Extracted data entries:

++++

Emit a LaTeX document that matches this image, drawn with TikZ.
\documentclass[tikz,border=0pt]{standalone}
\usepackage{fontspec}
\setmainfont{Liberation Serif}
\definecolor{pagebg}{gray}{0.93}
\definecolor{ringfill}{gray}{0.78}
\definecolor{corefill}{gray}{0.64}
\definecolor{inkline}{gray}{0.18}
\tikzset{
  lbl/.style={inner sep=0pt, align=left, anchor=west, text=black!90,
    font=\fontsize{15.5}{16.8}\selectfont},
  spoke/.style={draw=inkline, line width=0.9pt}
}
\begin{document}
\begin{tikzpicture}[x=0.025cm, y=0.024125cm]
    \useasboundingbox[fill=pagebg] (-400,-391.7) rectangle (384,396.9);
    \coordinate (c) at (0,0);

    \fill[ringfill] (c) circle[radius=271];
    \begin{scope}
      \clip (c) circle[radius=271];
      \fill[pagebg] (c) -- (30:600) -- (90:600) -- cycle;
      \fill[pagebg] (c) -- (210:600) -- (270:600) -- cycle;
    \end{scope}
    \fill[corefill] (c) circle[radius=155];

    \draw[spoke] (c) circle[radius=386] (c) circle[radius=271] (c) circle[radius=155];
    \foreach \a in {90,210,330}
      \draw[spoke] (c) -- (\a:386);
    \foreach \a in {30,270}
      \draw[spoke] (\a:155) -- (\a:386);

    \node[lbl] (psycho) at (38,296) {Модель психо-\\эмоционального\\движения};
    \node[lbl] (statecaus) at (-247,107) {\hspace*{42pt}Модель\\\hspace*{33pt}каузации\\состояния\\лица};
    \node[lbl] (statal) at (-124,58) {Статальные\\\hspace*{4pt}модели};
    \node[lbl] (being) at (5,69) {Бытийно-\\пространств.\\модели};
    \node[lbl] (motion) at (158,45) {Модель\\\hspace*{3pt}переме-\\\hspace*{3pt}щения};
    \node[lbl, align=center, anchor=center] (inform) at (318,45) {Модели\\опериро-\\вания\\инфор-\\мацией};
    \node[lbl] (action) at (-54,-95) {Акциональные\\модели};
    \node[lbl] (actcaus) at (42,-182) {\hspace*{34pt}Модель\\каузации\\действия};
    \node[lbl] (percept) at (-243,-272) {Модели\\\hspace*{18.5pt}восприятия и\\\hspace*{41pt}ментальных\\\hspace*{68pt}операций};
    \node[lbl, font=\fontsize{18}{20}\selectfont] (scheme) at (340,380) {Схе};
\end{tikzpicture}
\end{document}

++++

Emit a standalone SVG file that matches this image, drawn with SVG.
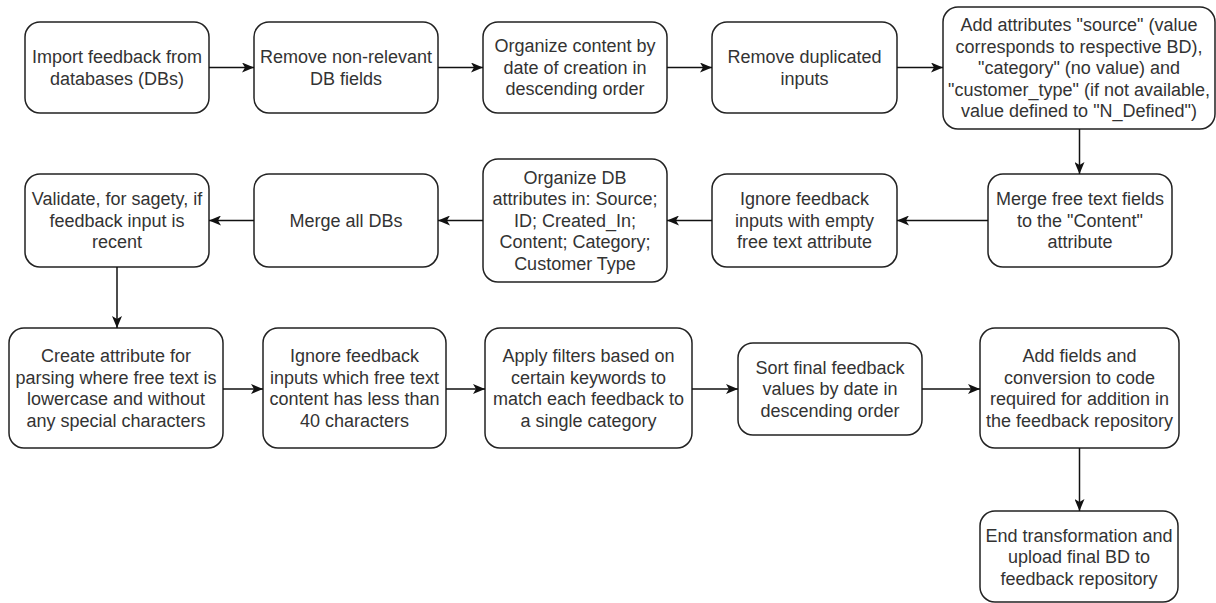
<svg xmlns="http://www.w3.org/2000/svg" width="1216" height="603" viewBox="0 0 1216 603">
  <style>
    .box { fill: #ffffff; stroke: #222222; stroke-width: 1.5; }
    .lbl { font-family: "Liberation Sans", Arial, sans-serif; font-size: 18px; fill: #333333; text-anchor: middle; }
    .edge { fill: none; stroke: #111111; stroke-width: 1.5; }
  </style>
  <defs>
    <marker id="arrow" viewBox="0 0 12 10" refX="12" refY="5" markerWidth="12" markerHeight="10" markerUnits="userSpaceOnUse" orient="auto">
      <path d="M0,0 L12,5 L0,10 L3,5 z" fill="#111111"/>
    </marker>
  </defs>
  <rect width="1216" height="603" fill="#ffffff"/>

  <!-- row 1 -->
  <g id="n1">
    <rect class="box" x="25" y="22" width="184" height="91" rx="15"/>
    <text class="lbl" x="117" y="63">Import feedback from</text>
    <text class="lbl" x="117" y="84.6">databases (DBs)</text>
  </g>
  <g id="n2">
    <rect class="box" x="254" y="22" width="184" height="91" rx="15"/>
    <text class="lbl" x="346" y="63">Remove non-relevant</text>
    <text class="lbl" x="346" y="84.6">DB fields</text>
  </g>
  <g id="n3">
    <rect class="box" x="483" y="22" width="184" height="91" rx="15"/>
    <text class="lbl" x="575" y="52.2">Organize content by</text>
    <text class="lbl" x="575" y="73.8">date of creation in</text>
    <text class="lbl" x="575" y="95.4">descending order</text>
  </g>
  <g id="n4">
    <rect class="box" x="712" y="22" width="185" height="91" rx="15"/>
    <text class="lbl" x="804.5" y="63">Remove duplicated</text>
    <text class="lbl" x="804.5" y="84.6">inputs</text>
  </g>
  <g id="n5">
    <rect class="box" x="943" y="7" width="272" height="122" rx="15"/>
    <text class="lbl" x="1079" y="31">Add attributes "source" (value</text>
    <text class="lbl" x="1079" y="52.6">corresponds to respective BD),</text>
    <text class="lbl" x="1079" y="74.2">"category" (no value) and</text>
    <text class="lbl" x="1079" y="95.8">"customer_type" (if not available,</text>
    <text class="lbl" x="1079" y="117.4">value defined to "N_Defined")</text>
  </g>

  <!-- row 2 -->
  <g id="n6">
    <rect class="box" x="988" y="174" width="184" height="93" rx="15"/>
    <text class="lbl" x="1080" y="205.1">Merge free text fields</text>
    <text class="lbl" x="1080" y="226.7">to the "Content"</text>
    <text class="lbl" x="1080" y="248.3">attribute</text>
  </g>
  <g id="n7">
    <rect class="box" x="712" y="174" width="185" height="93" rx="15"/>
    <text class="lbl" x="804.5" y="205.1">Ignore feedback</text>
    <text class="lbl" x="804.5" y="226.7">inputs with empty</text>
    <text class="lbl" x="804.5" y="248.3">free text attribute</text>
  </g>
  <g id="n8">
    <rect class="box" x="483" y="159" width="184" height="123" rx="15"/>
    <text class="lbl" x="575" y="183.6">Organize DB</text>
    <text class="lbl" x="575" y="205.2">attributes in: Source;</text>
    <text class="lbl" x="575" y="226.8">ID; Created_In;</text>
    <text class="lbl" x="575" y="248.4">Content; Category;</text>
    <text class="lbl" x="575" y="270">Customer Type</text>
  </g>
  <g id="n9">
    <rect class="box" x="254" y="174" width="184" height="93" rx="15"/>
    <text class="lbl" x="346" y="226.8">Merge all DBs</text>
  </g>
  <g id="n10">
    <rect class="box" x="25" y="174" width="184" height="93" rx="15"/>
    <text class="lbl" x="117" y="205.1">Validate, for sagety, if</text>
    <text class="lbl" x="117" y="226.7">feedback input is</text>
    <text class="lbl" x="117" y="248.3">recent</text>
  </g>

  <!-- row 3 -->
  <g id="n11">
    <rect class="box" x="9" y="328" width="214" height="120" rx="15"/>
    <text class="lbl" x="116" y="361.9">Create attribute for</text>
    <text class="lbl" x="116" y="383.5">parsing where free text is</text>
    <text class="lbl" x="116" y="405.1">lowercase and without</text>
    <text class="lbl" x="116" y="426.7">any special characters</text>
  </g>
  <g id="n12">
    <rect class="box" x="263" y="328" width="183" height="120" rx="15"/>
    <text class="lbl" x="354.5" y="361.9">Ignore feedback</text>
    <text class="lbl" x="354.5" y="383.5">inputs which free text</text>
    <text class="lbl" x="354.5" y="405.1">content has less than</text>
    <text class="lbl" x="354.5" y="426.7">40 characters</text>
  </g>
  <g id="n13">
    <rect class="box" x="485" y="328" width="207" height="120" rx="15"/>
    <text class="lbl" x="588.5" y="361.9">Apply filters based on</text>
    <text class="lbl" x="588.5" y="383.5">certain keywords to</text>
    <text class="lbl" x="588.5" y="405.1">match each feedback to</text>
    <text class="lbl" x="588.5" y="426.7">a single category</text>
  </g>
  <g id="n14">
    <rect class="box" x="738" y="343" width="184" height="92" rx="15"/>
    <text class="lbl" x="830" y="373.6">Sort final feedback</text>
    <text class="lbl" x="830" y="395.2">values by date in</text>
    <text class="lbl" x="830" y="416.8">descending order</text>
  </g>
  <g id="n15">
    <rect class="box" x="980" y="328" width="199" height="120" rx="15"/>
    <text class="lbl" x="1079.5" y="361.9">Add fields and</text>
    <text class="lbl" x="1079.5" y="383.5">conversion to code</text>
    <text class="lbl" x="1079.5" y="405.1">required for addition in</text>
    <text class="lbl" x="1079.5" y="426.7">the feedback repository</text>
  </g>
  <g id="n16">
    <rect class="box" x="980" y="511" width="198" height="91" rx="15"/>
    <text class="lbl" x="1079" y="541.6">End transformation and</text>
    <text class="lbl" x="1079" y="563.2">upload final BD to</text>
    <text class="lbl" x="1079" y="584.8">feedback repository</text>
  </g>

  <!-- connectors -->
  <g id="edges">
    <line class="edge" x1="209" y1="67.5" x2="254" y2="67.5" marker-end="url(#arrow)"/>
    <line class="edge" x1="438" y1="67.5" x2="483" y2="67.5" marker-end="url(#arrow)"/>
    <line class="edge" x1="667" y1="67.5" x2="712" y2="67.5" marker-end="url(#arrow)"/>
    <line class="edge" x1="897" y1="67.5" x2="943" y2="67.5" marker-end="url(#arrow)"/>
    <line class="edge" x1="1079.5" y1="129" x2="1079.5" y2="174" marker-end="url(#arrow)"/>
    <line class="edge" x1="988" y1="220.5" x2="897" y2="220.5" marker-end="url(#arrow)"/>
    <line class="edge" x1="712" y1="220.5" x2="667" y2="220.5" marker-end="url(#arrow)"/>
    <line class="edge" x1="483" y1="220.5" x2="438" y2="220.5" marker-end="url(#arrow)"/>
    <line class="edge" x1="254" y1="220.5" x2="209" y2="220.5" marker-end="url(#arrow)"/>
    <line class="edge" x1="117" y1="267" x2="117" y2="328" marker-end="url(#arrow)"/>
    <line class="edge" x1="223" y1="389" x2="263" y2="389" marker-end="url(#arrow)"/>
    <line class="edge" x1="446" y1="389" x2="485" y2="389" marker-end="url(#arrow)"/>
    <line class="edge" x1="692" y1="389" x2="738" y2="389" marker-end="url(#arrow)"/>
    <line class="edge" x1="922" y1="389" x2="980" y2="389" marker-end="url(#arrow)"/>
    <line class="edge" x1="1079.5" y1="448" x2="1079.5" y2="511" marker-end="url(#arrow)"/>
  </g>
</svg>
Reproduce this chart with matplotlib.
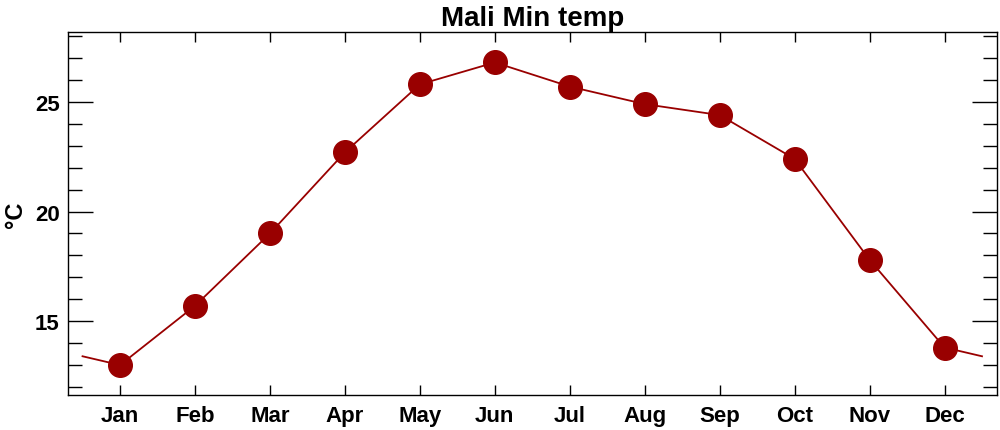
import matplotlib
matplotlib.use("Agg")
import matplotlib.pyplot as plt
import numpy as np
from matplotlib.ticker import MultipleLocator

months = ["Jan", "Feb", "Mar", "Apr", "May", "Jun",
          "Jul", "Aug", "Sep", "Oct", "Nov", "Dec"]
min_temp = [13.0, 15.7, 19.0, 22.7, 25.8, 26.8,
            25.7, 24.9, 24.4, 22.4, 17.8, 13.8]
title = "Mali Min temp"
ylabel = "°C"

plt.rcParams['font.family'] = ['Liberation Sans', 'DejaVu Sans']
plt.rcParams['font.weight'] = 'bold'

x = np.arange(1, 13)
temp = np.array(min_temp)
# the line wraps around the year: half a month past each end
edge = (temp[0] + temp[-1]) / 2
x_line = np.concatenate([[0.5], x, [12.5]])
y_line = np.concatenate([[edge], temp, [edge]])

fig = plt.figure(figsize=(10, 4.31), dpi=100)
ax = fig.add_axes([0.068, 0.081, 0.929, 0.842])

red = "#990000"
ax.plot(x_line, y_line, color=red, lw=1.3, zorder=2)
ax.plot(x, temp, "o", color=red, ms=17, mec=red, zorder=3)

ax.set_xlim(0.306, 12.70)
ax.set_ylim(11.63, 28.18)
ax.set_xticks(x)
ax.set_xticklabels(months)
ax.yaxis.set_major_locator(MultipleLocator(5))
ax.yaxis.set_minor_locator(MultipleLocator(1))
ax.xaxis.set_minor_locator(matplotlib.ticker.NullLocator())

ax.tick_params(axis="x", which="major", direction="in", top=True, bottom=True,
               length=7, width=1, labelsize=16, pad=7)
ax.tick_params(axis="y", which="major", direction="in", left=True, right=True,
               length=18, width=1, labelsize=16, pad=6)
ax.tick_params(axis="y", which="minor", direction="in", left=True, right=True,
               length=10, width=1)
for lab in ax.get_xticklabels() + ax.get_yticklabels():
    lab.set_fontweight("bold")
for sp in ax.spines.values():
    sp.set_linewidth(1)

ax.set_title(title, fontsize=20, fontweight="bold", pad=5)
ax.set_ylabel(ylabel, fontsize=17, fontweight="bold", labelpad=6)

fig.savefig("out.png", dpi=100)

++++

GOAL: Go through the records and show every line with the string "standalone" in it.

ANSWER TO THE TASK:
\documentclass[tikz,border=0pt]{standalone}
Emit a standalone SVG file that matches this image, drawn with SVG.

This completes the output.